There are three main monitoring options for monitoring the data ingest rate on a cluster:


    • SNMP
    • SmartQuotas
    • FSAnalyze


FSAnalyze is a job-engine job that the system runs to create data for InsightIQ’s file system analytics tools. It provides details about data properties and space usage within the /ifs directory. Unlike SmartQuotas, FSAnalyze updates its views only when the FSAnalyze job runs. Since FSAnalyze is a fairly low-priority job by default, it can sometimes be preempted by higher-priority jobs and therefore take significant time to gather all of the data. An InsightIQ license is required to run an FSAnalyze job.


Quotas are useful for both to monitoring and enforcing administrator-defined storage limits on the cluster. SmartQuotas manages storage use, monitors disk storage, and issues alerts when disk storage limits are exceeded. Although it does not provide the same detail of the file system that FSAnalyze does, SmartQuotas maintains a real-time view of space utilization so that you can quickly obtain the information you need.


On the data management side, good housekeeping includes regularly archiving data that is rarely accessed and deleting any unused and unwanted data. Ensure that pools do not become too full by setting up file pool policies to move data to other tiers and pools.

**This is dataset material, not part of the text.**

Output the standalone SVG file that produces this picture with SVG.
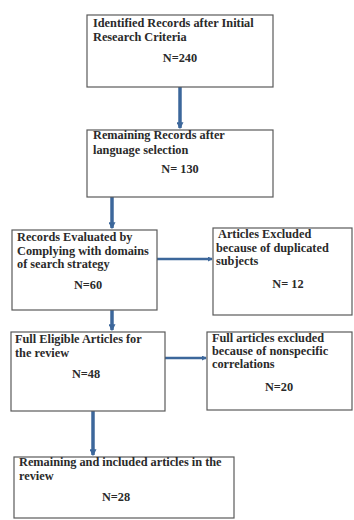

To guard against your cluster or pools running out of space, you can add new nodes to existing clusters or pools, replace smaller-capacity nodes with larger-capacity nodes, or even create more clusters. If you decide to add new nodes to an existing cluster or pool, contact your sales team to order the nodes long before the cluster or pool runs out of space. We recommend that you begin the ordering process when the cluster or pool reaches 75% used capacity. This will allow enough time to receive and install the new equipment and still maintain enough free space.


Sometimes a cluster has many old snapshots that take up a lot of space. Reasons for this include inefficient deletion schedules, degraded cluster preventing job execution, expired SnapshotIQ license, etc. Clearing out old snapshots or, preferably, configuring an automated snapshot deletion schedule, helps to reclaim cluster capacity.

Each version of OneFS supports only certain nodes. Refer to the “OneFS and node compatibility” section of the Isilon Supportability and Compatibility Guide for a list of which nodes are compatible with each version of OneFS. When upgrading OneFS, make sure that the new version supports your existing nodes. If it does not, you might need to replace the nodes.


Space and performance are optimized when all nodes in a pool are compatible. When you add new nodes to a cluster, OneFS automatically provisions nodes into pools with other nodes of compatible type, hard drive capacity, SSD capacity, and RAM. Occasionally, however, the system might put a node into an unexpected location. If you believe that a node has been placed into a pool incorrectly, contact Isilon Technical Support for assistance. Different versions of OneFS have different rules regarding what makes nodes compatible.


OneFS provides a feature know as Virtual Hot Spare (VHS) which keep space in reserve in case you need to smartfail drives when the cluster gets close to capacity. Enabling VHS will not give you more free space, but it will help protect your data in the event that space becomes scarce. VHS is enabled by default. Isilon strongly recommends that you do not disable VHS unless directed by a Support engineer. If you disable VHS in order to free some space, the space you just freed will probably fill up again very quickly with new writes. At that point, if a drive were to fail, you might not have enough space to smartfail the drive and re-protect its data, potentially leading to data loss. If VHS is disabled and you upgrade OneFS, VHS will remain disabled. If VHS is disabled on your cluster, first check to make sure the cluster has enough free space to safely enable VHS, and then enable it.


capacity_management_4.png


The SmartPools Spillover allows data that is being sent to a full pool to be diverted to an alternate pool. Spillover is enabled by default on clusters that have more than one pool. If you have a SmartPools license on the cluster, you can disable Spillover. However, it is recommended that you keep Spillover enabled. If a pool is full and Spillover is disabled, you might get a “no space available” error but still have a large amount of space left on the cluster.


Additionally, it’s well worth periodically running and reviewing the Isilon Advisor health check report, especially prior to re-configuring and/or adding new nodes to the cluster.

 

capacity_management_5.png

 

Isilon Advisor will help confirm that:

  • There are no cluster issues.
  • OneFS configuration is as expected.